Yeah I'm in the same boat. Apple's long hyped device comes out and, oh hum. It is the new 3D TV: a device looking for a purpose. Wow now I have a remote control for my phone when I take selfies. So as long as I have a really stable place to put my $600 phone on and don't mind taking a couple steps away from it (often in public places) I can use my $350 watch to click the snapshot button. Hey look my $400 smartwatch can ... look like a watch. Act as a pedometer (which is something that I literally got in boxes of cereal as the toy in the 80's, a heart rate monitor: again something that if I cared to I could have had 20-30 years ago. Yet we are supposed to be excited. IMO this is the tech industry trying to make up for the fact that people by a tablet and are for the most part happy with it and never bother upgrading it. They need a new product category so they hype it up and hope lots of people bit.

The OP: chances are if you are looking for a reason why you could use a new piece of tech you don't need it. You shouldn't start with a product and try to find a place for it in your life, you should start with a problem and if a tech solves it great. You hinted at one: needing to use a phone hands free from a clean room.

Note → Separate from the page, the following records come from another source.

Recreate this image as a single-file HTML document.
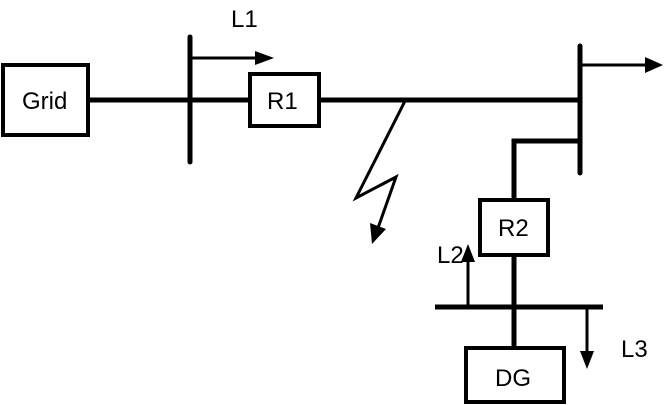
<!DOCTYPE html>
<html><head><style>html,body{margin:0;padding:0;background:#fff;}svg{display:block}
text{font-family:"Liberation Sans",Arial,sans-serif;font-size:24px;fill:#000;}</style></head>
<body>
<svg width="664" height="405" viewBox="0 0 664 405" xmlns="http://www.w3.org/2000/svg">
<g stroke="#000" fill="none">
<line x1="88" y1="100" x2="580" y2="100" stroke-width="5"/>
<line x1="190" y1="37" x2="190" y2="162" stroke-width="5" stroke-linecap="round"/>
<line x1="580" y1="46" x2="580" y2="173" stroke-width="5" stroke-linecap="round"/>
<line x1="192" y1="58" x2="258" y2="58" stroke-width="3"/>
<line x1="580" y1="65" x2="646" y2="65" stroke-width="3"/>
<polyline points="580,141 514,141 514,199" stroke-width="5"/>
<line x1="514" y1="255" x2="514" y2="347" stroke-width="5"/>
<line x1="435" y1="307" x2="603" y2="307" stroke-width="5"/>
<line x1="468" y1="307" x2="468" y2="260" stroke-width="3"/>
<line x1="587" y1="307" x2="587" y2="353" stroke-width="3"/>
<polyline points="405,101 356,198 396,177 378,228" stroke-width="3"/>
<rect x="3" y="65" width="85" height="70" stroke-width="4" fill="#fff"/>
<rect x="250" y="74" width="69" height="52" stroke-width="4" fill="#fff"/>
<rect x="480" y="200" width="68" height="55" stroke-width="4" fill="#fff"/>
<rect x="466" y="348" width="98" height="54" stroke-width="4" fill="#fff"/>
</g>
<g fill="#000">
<polygon points="274,58 255,51 255,65"/>
<polygon points="663,65 645,57 645,73"/>
<polygon points="468,244 461,262 475,262"/>
<polygon points="587,369 580,351 594,351"/>
<polygon points="372,244 370,223 386,229"/>
</g>
<text x="231" y="27">L1</text>
<text x="22" y="109">Grid</text>
<text x="267" y="109">R1</text>
<text x="498" y="236">R2</text>
<text x="437" y="263">L2</text>
<text x="621" y="357">L3</text>
<text x="495" y="386">DG</text>
</svg>
</body></html>
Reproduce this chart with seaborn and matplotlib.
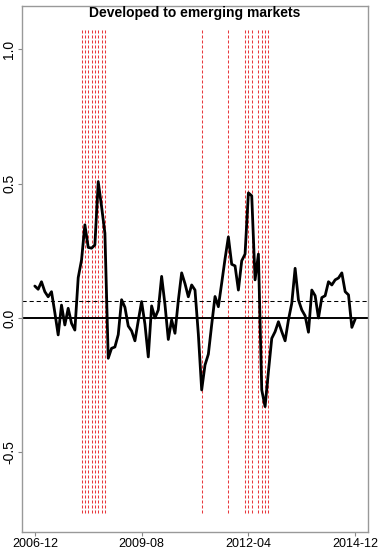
import matplotlib
matplotlib.use("Agg")
import matplotlib.pyplot as plt
import numpy as np
import pandas as pd
import seaborn as sns

# monthly series, 2006-12 .. 2014-12
months = pd.period_range("2006-12", "2014-12", freq="M").strftime("%Y-%m").tolist()
spillover = [
    0.119, 0.107, 0.135, 0.098, 0.079, 0.098, 0.020, -0.063, 0.048, -0.026,
    0.036, -0.020, -0.045, 0.150, 0.216, 0.347, 0.263, 0.260, 0.272, 0.508,
    0.415, 0.316, -0.150, -0.113, -0.108, -0.062, 0.068, 0.040, -0.030, -0.048,
    -0.085, -0.010, 0.061, -0.023, -0.145, 0.045, 0.000, 0.030, 0.155, 0.050,
    -0.080, -0.007, -0.057, 0.065, 0.168, 0.128, 0.079, 0.123, 0.104, -0.060,
    -0.268, -0.175, -0.135, -0.025, 0.080, 0.042, 0.130, 0.220, 0.302, 0.200,
    0.194, 0.104, 0.213, 0.238, 0.466, 0.455, 0.142, 0.238, -0.268, -0.330,
    -0.200, -0.076, -0.051, -0.014, -0.051, -0.085, -0.007, 0.055, 0.185, 0.067,
    0.030, 0.008, -0.053, 0.104, 0.083, 0.000, 0.076, 0.083, 0.135, 0.123,
    0.142, 0.149, 0.168, 0.098, 0.086, -0.035, -0.004,
]
mean_level = 0.063
crisis_months = [
    "2008-02", "2008-03", "2008-04", "2008-05", "2008-06", "2008-07", "2008-08", "2008-09",
    "2011-02", "2011-10",
    "2012-03", "2012-04", "2012-05",
    "2012-07", "2012-08", "2012-09", "2012-10",
]
tick_labels = ["2006-12", "2009-08", "2012-04", "2014-12"]
y_ticks = [-0.5, 0.0, 0.5, 1.0]
crisis_span = (-0.727, 1.073)

df = pd.DataFrame({"month": months, "value": spillover})
df["pos"] = np.arange(len(df))
pos_of = dict(zip(df["month"], df["pos"]))

sns.set_style("white")
plt.rcParams["font.family"] = ["Liberation Sans", "DejaVu Sans"]
plt.rcParams["text.color"] = "black"
plt.rcParams["xtick.labelcolor"] = "black"
plt.rcParams["ytick.labelcolor"] = "black"

fig = plt.figure(figsize=(3.8, 5.49), dpi=100)
ax = fig.add_axes([22 / 380, 1 - 531.7 / 549, 346 / 380, 525.7 / 549])

# crisis months
ax.vlines([pos_of[m] for m in crisis_months], crisis_span[0], crisis_span[1],
          colors="#e8383d", linewidth=0.75, linestyles=(0, (2.9, 1.9)), zorder=1)
ax.axhline(0, color="black", linewidth=1.4, zorder=2)
ax.axhline(mean_level, color="black", linewidth=0.75, linestyle=(0, (4, 2.8)), zorder=2)

sns.lineplot(data=df, x="pos", y="value", color="black", linewidth=2.0, ax=ax, zorder=3)

n = len(df) - 1
ax.set_xlim(-0.04 * n, n * 1.04)
ax.set_ylim(-0.796, 1.162)
ax.set_xticks([pos_of[t] for t in tick_labels])
ax.set_xticklabels(tick_labels, fontsize=9, color="black")
ax.set_yticks(y_ticks)
ax.set_yticklabels([f"{v:.1f}" for v in y_ticks], fontsize=10, rotation=90,
                   va="center", color="black")
ax.tick_params(axis="both", which="major", length=3, width=0.8, color="#888888",
               direction="out", bottom=True, left=True, pad=1.2)
ax.set_xlabel("")
ax.set_ylabel("")
for s in ax.spines.values():
    s.set_color("#999999")
    s.set_linewidth(1.0)

fig.text(195 / 380, 1 - 13 / 549, "Developed to emerging markets",
         ha="center", va="center", fontsize=10, fontweight="bold", color="black")

fig.savefig("out.png", dpi=100)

So how about a bluetooth headset? Your employer doesn't mind you leaving your workspace to take calls all the time? If it is work related can't they supply you with some system to answer emails/phone calls etc in side of the clean room? (Generally I don't spend my own money to solve my employers problems). Lastly prefer Android but will consider Apple: I'd say don't even consider them: from all I saw the Apple watch is meant, and they'll probably fight like crazy to keep it, to only work with Apple phones. The thing is useless without a phone and your phone has to be an iPhone. Unless you have an iPhone but prefer Android for some reason (and if so why do you have the iPhone?) Apple Watch isn't even a possibility.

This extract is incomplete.